What is overlooked in evaluating this internet-based collaboration is that the contributions are coming mostly from independent individuals (probably introverts) working alone in isolated environments. A given individual can evaluate the efforts of others and think long and hard before arriving at his particular contribution and making it public. That is a special form of collaboration that has nothing to do with a physical "crowd."

The New Groupthink believes this internet-based success can be recreated with real crowds (teams), not virtual ones.


"Some of these teams are virtual, working together from remote locations, but others demand a tremendous amount of face-to-face interaction, in the form of team-building exercises and retreats….and physical workspaces that afford little privacy. Today’s employees inhabit open office plans, in which no one has a room of his or her own, the only walls are the ones holding up the building, and senior executives operate from the center of the boundary-less floor along with everyone else. In fact, over 70 percent of today’s employees work in an open plan…."

And how has this been working out?
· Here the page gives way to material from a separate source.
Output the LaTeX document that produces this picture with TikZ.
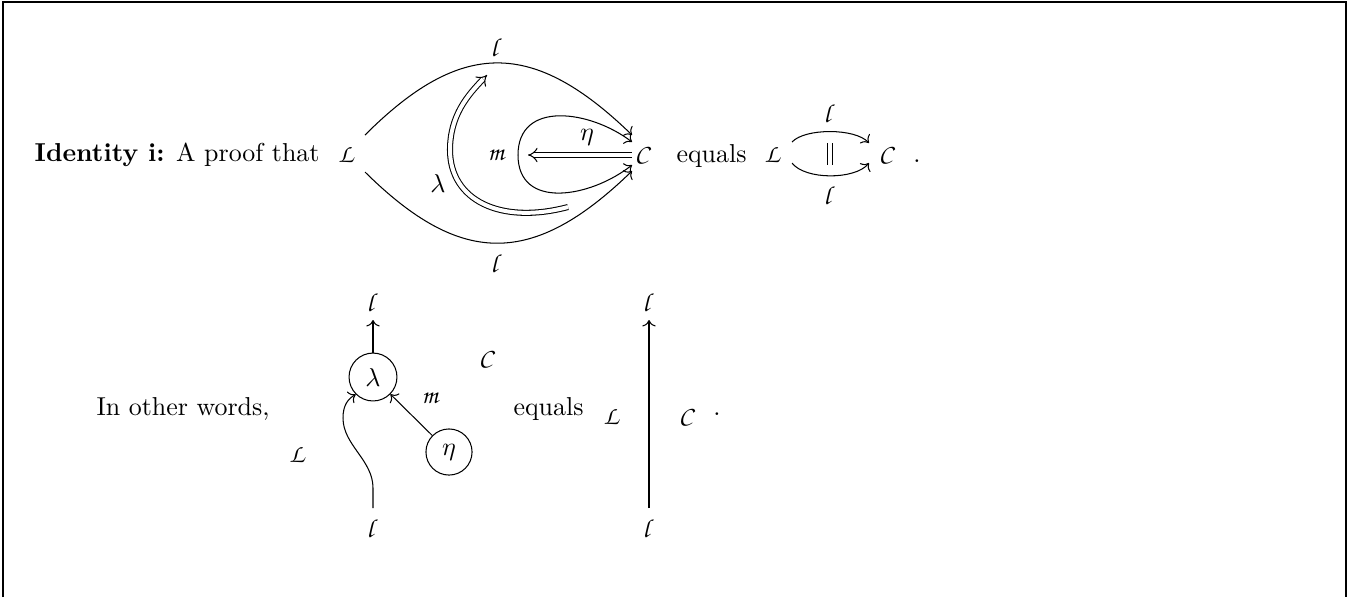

Psychologists have studied productivity in open and private configurations, and others have tabulated data from company performance.


"A mountain of recent data on open-plan offices from many different industries corroborates the results of the [psychologists’] games. Open-plan offices have been found to reduce productivity and impair memory. They’re associated with high staff turnover. They make people sick, hostile, unmotivated, and insecure. Open-plan workers are more likely to suffer from high blood pressure and elevated stress levels and to get the flu; they argue more with their colleagues; they worry about coworkers eavesdropping on their phone calls and spying on their computer screens. They have fewer personal and confidential conversations with colleagues. They are often subject to loud and uncontrollable noise, which raises heart rates; releases cortisol, the body’s flight-or-fight ‘stress’ hormone; and makes people socially distant, quick to anger, aggressive, and slow to help others."

That certainly describes great places to work.

Introversion and extroversion, or at least high- and low-sensitivity individuals, seem to be common in other species besides humans. This suggests that the mixture of types might have been selected because of higher survivability of the species. In other words the species is more secure and more sustainable when it has a variety of responses to outside stimulants. Nature has decided that not everyone should be an introvert or an extrovert. Why can’t our businesses and schools arrive at the same conclusion?

1 comment:

  1. Rich, I can't believe you got through your thesis without drawing any comparisons within the current political climate, i.e., the loud extroverted voices coming from talk radio, mostly right-winged and the quiet policy-oriented wonks working away in the shadows, both on the right and left but probably more on the left.